2°) En dehors du cas de Jean-Paul Huchon, qui pose des questions portant essentiellement sur le code électoral, déjà en partie soulevées par de nombreux juristes, et qui repose sur des faits qui remontent à deux ans à peine, toutes les autres affaires citées poursuivent essentiellement des abus de bien social commis dans les années 1990, soit, pour certains, il y a presque 20 ans. Ceci s’explique à la fois par la nature des faits, les abus de biens sociaux n’étant en général révélés que très tardivement par des citoyens vigilants ou des rapports d’inspection, nécessairement postérieurs, et par la jurisprudence de la Cour de cassation. Celle ci a en effet interprété le délai de la prescription des délits ,qui est de trois ans, comme débutant au moment de l’apparition du délit, soit sa découverte. En interprétant, parallèlement, et de façon extensive, la connexité des dossiers , la Cour « récupère » ainsi comme justiciables des faits parfois très anciens.

Ce sont ces interprétations qui sont suspectées par les avocats de la défense d’être contraires à l’article 8 de la Déclaration des Droits de l’homme et du citoyen sur la légalité et la prévisibilité de la loi et au principe de la « prescription de l’action publique ». En France, cette Déclaration de 1789 fait partie de ce que l’on appelle le « bloc de constitutionnalité », c’est-à-dire l’ensemble des normes constitutionnelles de référence dont le Conseil constitutionnel doit assurer le respect.

Notons pour terminer ce qui suit :

 La valeur constitutionnelle de ce dernier principe de la « prescription de l’action publique » n’est pas assurée. Ce « Principe fondamental reconnu par les lois de la République » a été dégagé par le Conseil d’Etat en 1996, dans un simple avis donné sur la loi de ratification par la France du traité de Rome instituant la Cour pénale internationale.

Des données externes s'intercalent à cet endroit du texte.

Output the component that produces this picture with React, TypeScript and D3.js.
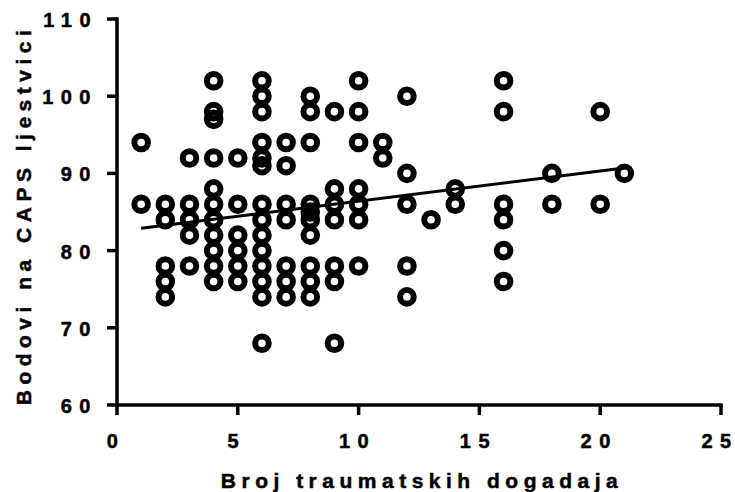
import React from 'react';
import * as d3 from 'd3';

const eventCounts = [1, 2, 3, 4, 5, 6, 7, 8, 9, 10, 11, 12, 13, 14, 16, 18, 20, 21];
const capsScores: number[][] = [
  [94, 86],
  [86, 84, 78, 76, 74],
  [92, 86, 84, 82, 78],
  [102, 98, 97, 92, 88, 86, 84, 82, 80, 78, 76],
  [92, 86, 82, 80, 78, 76],
  [102, 100, 98, 94, 92, 91, 86, 84, 82, 80, 78, 76, 74, 68],
  [94, 91, 86, 84, 78, 76, 74],
  [100, 98, 94, 86, 85, 84, 82, 78, 76, 74],
  [98, 88, 86, 84, 78, 76, 68],
  [102, 98, 94, 88, 86, 84, 78],
  [94, 92],
  [100, 90, 86, 78, 74],
  [84],
  [88, 86],
  [102, 98, 86, 84, 80, 76],
  [90, 86],
  [98, 86],
  [90],
];
const fitX = [1, 21];
const fitY = [82.9, 90.7];
const xTicks = [0, 5, 10, 15, 20, 25];
const yTicks = [60, 70, 80, 90, 100, 110];
const xTitle = 'Broj traumatskih dogadaja';
const yTitle = 'Bodovi na CAPS ljestvici';

const W = 735;
const H = 492;
const font = "'Liberation Sans', Arial, sans-serif";

export default function App() {
  const x = d3.scaleLinear().domain([0, 25]).range([117, 721]);
  const y = d3.scaleLinear().domain([60, 110]).range([405, 19]);
  const points: { ex: number; s: number }[] = [];
  eventCounts.forEach((ex, i) => capsScores[i].forEach((s) => points.push({ ex, s })));
  const line = d3
    .line<number>()
    .x((d) => x(d))
    .y((_, i) => y(fitY[i]));
  const tickLs = 7.5;
  const textStroke = { stroke: '#000', strokeWidth: 0.5 };
  return (
    <svg width={W} height={H} style={{ position: 'absolute', left: 0, top: 0, background: '#fff' }}>
      <rect width={W} height={H} fill="#fff" />
      {/* axes */}
      <line x1={x(0)} x2={x(0)} y1={y(110) - 1.75} y2={y(60) + 1.75} stroke="#000" strokeWidth={3.5} />
      <line x1={x(0)} x2={x(25) + 1.75} y1={y(60)} y2={y(60)} stroke="#000" strokeWidth={3.5} />
      {yTicks.map((t) => (
        <g key={'y' + t}>
          <line x1={x(0) - 10} x2={x(0)} y1={y(t)} y2={y(t)} stroke="#000" strokeWidth={3.5} />
          <text
            x={98}
            y={y(t) + 8}
            textAnchor="end"
            fontFamily={font}
            fontWeight="bold"
            fontSize={20}
            letterSpacing={tickLs}
            {...textStroke}
          >
            {t}
          </text>
        </g>
      ))}
      {xTicks.map((t) => (
        <g key={'x' + t}>
          <line x1={x(t)} x2={x(t)} y1={y(60)} y2={y(60) + 10} stroke="#000" strokeWidth={3.5} />
          <text
            x={x(t) - 1}
            y={448}
            textAnchor="middle"
            fontFamily={font}
            fontWeight="bold"
            fontSize={20}
            letterSpacing={tickLs}
            {...textStroke}
          >
            {t}
          </text>
        </g>
      ))}
      {/* regression line */}
      <path d={line(fitX) || ''} fill="none" stroke="#000" strokeWidth={3} />
      {/* points */}
      {points.map((p, i) => (
        <circle key={i} cx={x(p.ex)} cy={y(p.s)} r={6.8} fill="none" stroke="#000" strokeWidth={6} />
      ))}
      {/* titles */}
      <text
        x={(x(0) + x(25)) / 2 + 3}
        y={488}
        textAnchor="middle"
        fontFamily={font}
        fontWeight="bold"
        fontSize={21}
        letterSpacing={5.5}
        {...textStroke}
      >
        {xTitle}
      </text>
      <text
        transform={`translate(31, ${(y(60) + y(110)) / 2 + 3}) rotate(-90)`}
        textAnchor="middle"
        fontFamily={font}
        fontWeight="bold"
        fontSize={21}
        letterSpacing={5.5}
        {...textStroke}
      >
        {yTitle}
      </text>
    </svg>
  );
}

 Il n’est pas sûr que le Conseil constitutionnel puisse valablement statuer. L’article 14 de l’ordonnance du 7 novembre 1958 sur le Conseil constitutionnel impose que ses décisions soient prises à sept. Or, si l’ensemble des membres qui sont « liés » soit par leurs activités antérieures soit par leur nomination à Jacques Chirac suivent l’exemple du Président du Conseil constitutionnel, Jean-Louis Debré, qui a déclaré que, si le Conseil constitutionnel était saisi, il se déporterait, trois membres seulement sur onze pourraient prétendre à cette indépendance. Ajoutons, sur ce sujet et cette hypothèque, que le règlement intérieur du Conseil constitutionnel, modifié le 24 juin 2010, accorde à toute partie la possibilité de déposer une demande en récusation (article 4).

 Il n’est pas sûr que la Cour de Cassation se résolve à soumettre sa propre jurisprudence à l’appréciation du Conseil constitutionnel. Elle pourrait se prononcer dans le mois qui vient, après le temps donné au dépôt des mémoires, statuer dans le même sens et au même motif que la 11e chambre du tribunal correctionnel de Paris aujourd’hui et refuser de transmettre la question prioritaire de constitutionnalité au Conseil constitutionnel.

Le temps judiciaire reprendrait alors son cours avant le début de la campagne présidentielle, considérée par certains comme incompatible avec la tenue du procès d’un ancien Président.